5.3. Risulta un difetto di specificità e autosufficienza in quanto non si precisano gli estremi delle comunicazioni che sarebbero state effettuate almeno trenta giorni prima della notifica della cartella di pagamento.
Il motivo, in ogni caso, è infondato perché la notifica dell’atto tributario nei confronti di un contribuente deceduto, notificato agli eredi collettivamente e impersonalmente presso il domicilio del de cuius, è nulla, ma non inesistente, ove gli eredi abbiano effettuato la comunicazione di cui all’art. 65 cit. prima della notificazione; quindi, atteso che la natura sostanziale dell’atto tributario non osta all’applicazione di istituti appartenenti al diritto processuale, detta nullità deve ritenersi sanata, per raggiungimento dello scopo dell’atto ex art. 156, comma 3, c.p.c., qualora l’erede proponga tempestivo ricorso avverso il ruolo, purché ciò avvenga prima della scadenza del termine di decadenza, previsto dalle singole leggi d’imposta, per l’esercizio del potere di accertamento da parte dell’Amministrazione finanziaria (Cass. n. 1156 del 2019).
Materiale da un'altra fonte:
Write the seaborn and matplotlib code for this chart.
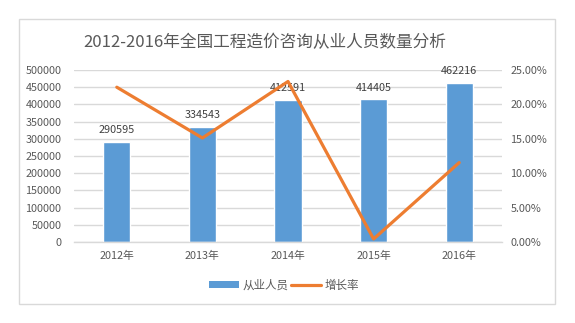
import numpy as np
import pandas as pd
import seaborn as sns
import matplotlib
matplotlib.use("Agg")
import matplotlib.pyplot as plt
from matplotlib.patches import Rectangle, Patch
from matplotlib.lines import Line2D
from matplotlib.ticker import FuncFormatter, MultipleLocator

years = ["2012年", "2013年", "2014年", "2015年", "2016年"]
practitioners = [290595, 334543, 412591, 414405, 462216]
growth_rate = [0.225, 0.1512, 0.2333, 0.0044, 0.1154]

title = "2012-2016年全国工程造价咨询从业人员数量分析"
bar_label_name = "从业人员"
line_label_name = "增长率"

BLUE = "#5B9BD5"
ORANGE = "#ED7D31"
GRID = "#D9D9D9"
TEXT = "#595959"

sns.set_theme(style="white")
plt.rcParams["font.family"] = ["Noto Sans CJK SC", "DejaVu Sans"]

W, H = 575, 323
fig = plt.figure(figsize=(W / 100, H / 100), dpi=100)
ax = fig.add_axes([74 / W, 1 - 242 / H, (502 - 74) / W, (242 - 70) / H])

df = pd.DataFrame({"year": years, "count": practitioners, "rate": growth_rate})

sns.barplot(data=df, x="year", y="count", color=BLUE, width=0.32,
            saturation=1, ax=ax, zorder=2)
ax.set_ylim(0, 500000)
ax.yaxis.set_major_locator(MultipleLocator(50000))
ax.grid(axis="y", color=GRID, linewidth=1, zorder=0)
ax.set_axisbelow(True)
for s in ["left", "right", "top"]:
    ax.spines[s].set_visible(False)
ax.spines["bottom"].set_color(GRID)
ax.spines["bottom"].set_linewidth(1)
ax.set_xlabel("")
ax.set_ylabel("")
ax.tick_params(axis="both", length=0, labelsize=7.8, colors=TEXT)
ax.tick_params(axis="y", pad=9)
ax.tick_params(axis="x", pad=6)

for cont in ax.containers:
    ax.bar_label(cont, labels=[str(v) for v in practitioners], padding=5,
                 fontsize=7.8, color="#404040")

ax2 = ax.twinx()
sns.lineplot(x=np.arange(len(years)), y=growth_rate, color=ORANGE,
             linewidth=2.3, ax=ax2, zorder=3)
ax2.set_ylim(0, 0.25)
ax2.yaxis.set_major_locator(MultipleLocator(0.05))
ax2.yaxis.set_major_formatter(FuncFormatter(lambda v, p: f"{v * 100:.2f}%"))
ax2.tick_params(axis="y", length=0, labelsize=7.8, colors=TEXT, pad=6)
ax2.set_ylabel("")
for s in ax2.spines.values():
    s.set_visible(False)
# keep the category slots of the bar axis after the line autoscaled x
ax.set_xlim(-0.5, len(years) - 0.5)

fig.text(264.5 / W, 1 - 43 / H, title, ha="center", va="center",
         fontsize=12, color=TEXT)

handles = [Patch(facecolor=BLUE, edgecolor="none"),
           Line2D([0], [0], color=ORANGE, linewidth=2.3)]
fig.legend(handles, [bar_label_name, line_label_name], loc="center",
           bbox_to_anchor=(284 / W, 1 - 285 / H), ncol=2, frameon=False,
           fontsize=8.3, labelcolor=TEXT, handlelength=2.6, handleheight=0.55,
           handletextpad=0.3, columnspacing=0.3)

fig.add_artist(Rectangle((19 / W, 1 - 304 / H), (555 - 19) / W, (304 - 19) / H,
                         transform=fig.transFigure, fill=False,
                         edgecolor=GRID, linewidth=1))

fig.savefig("out.png", dpi=100)
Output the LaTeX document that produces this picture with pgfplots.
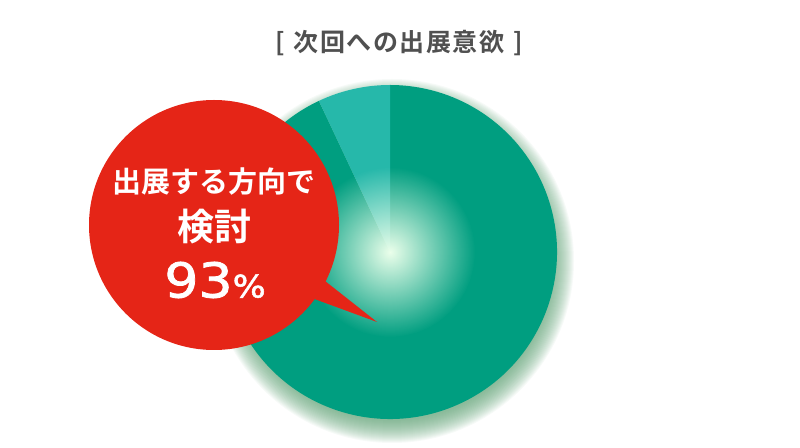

6. Conclusivamente, il ricorso deve essere rigettato e le spese vanno liquidate secondo soccombenza.
P.Q.M.
rigetta il ricorso;
condanna il ricorrente al pagamento, in favore a ciascuno dei controricorrenti, delle spese del giudizio di legittimità, che liquida, per l’Agenzia delle entrate, in Euro 5.600,00 per compensi, oltre spese prenotate a debito, e, per spa, in euro 5.600,00 oltre alle spese forfettarie nella misura del 15 per cento, agli esborsi liquidati in Euro 200,00, ed agli accessori di legge;
ai sensi dell’art. 13 comma 1 quater del d.P.R. n. 115 del 2002, inserito dall’art. 1, comma 17 della I. n. 228 del 2012, dà atto della sussistenza dei presupposti per il versamento, da parte del ricorrente principale, dell’ulteriore importo a titolo di contributo unificato pari a quello dovuto per il ricorso principale, a norma del comma 1-bis, dello stesso articolo 13.
Così deciso in Roma, il 21/06/2023.
Il Presidente
Dott. ERNESTINO LUIGI BRUSCHETTA
Depositato in cancelleria il 6 ottobre 2023.